Collective Adaptation in Smart Cities

Antonio Bucchiarone, Annapaola Marconi, Naranker Dulay, Anna Lavygina and Alessandra Russo

The Internet of Services (IoS) foresees a future Internet in which the provisioning of, access to and use of services will be as widespread as content is today. Smart Cities are becoming one of the main drivers in the eruption of this wave. The urgent need for a more efficient and sustainable society, together with the spread of ubiquitous communication networks, highly distributed wireless sensor technology, and intelligent management systems, makes the Smart City ecosystem an ideal ground for IoS.
In this setting, the role of service-oriented computing is to enable the integration and interplay between new and legacy city services to solve current and future challenges and support the creation and delivery of innovative and efficient services for the citizens.

Smart Children Mobility

Figure 1: A partial overview of the smart children mobility system.

A key challenge that still needs to be overcome for this to become a reality, is the capability of dealing with the continuously changing and complex environment in which Smart City applications operate. Consider for instance the case of a smart children’s mobility system (depicted in Figure 1), supporting service users (parents, children) and providers (drivers, teachers, traffic aids, volunteers) in their daily operation and management of children mobility services (e.g., school buses, walking buses, bike trains, ride-sharing among parents).
If the aim is to deliver smart children mobility services to citizens, all the entities involved cannot be operated each by itself, but should become part of an integrated mobility solution, the Smart Children Mobility System (SCMS), that supports users (parents, children) and providers (teachers, drivers, traffic aids and volunteers) in their daily operation and management of the different mobility services.

Even though these entities are generally autonomous, they dynamically form collaborative groups, called ensembles, to gain benefits that otherwise would not be possible. The example of such an ensemble is a Walking Bus Route (WBR) (see Figure 1) which coordinates the adaptation behavior of multiple entities (WSB Manager, Route Manager and Volunteer Management) and in return gives them certain benefits (e.g., safe and dynamic handling of children walking bus routes). Membership of an ensemble may temporarily reduce the flexibility of its entities. Within this context, isolated entity self-adaptation is not effective. We can easily image what happens if a volunteer assigned to a specific WBR and then silently changes her mind and decides not to travel. It is likely to cause the route cancellation if notified in delay. Even more serious consequences arise if the weather conditions deteriorate and the WSB manager decides to suspend the Walking School Bus. In such a systems new approach for adaptation are therefore needed that allow (i) multiple entities to collectively adapt with (ii) negotiations to decide which collective changes are best. Collective adaptation also raises a second important challenge: which parts of the ensemble should be engaged in an adaptation? This is not trivial at all, since solution for the same problem may be generated at different levels. For instance, the volunteer cancellation can be resolved in the scope of the WBR (same ensemble), by finding a substitute, or in a wider scope finding an alternative way of bringing children to school (i.e., assign them to another walking bus, use school bus or RideSharing initiatives, etc..). The challenge here is to understand these levels and create mechanisms to decide the right scope for an adaptation for a given problem.

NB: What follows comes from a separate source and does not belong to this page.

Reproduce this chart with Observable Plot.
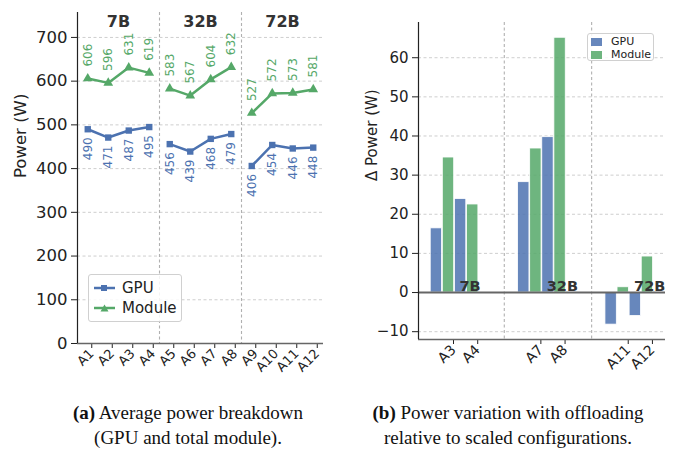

In ALLOW Ensembles project, we are realizing a novel approach for collective adaptation that is driven by awareness of the capabilities, goals, constraints and preferences of humans and entities, as well as the knowledge of the environment. Our adaptation process is distributed and is controlled by a multi-criteria decision making function that is combined with an analytic hierarchic process (AHP) to select best adaptation alternatives.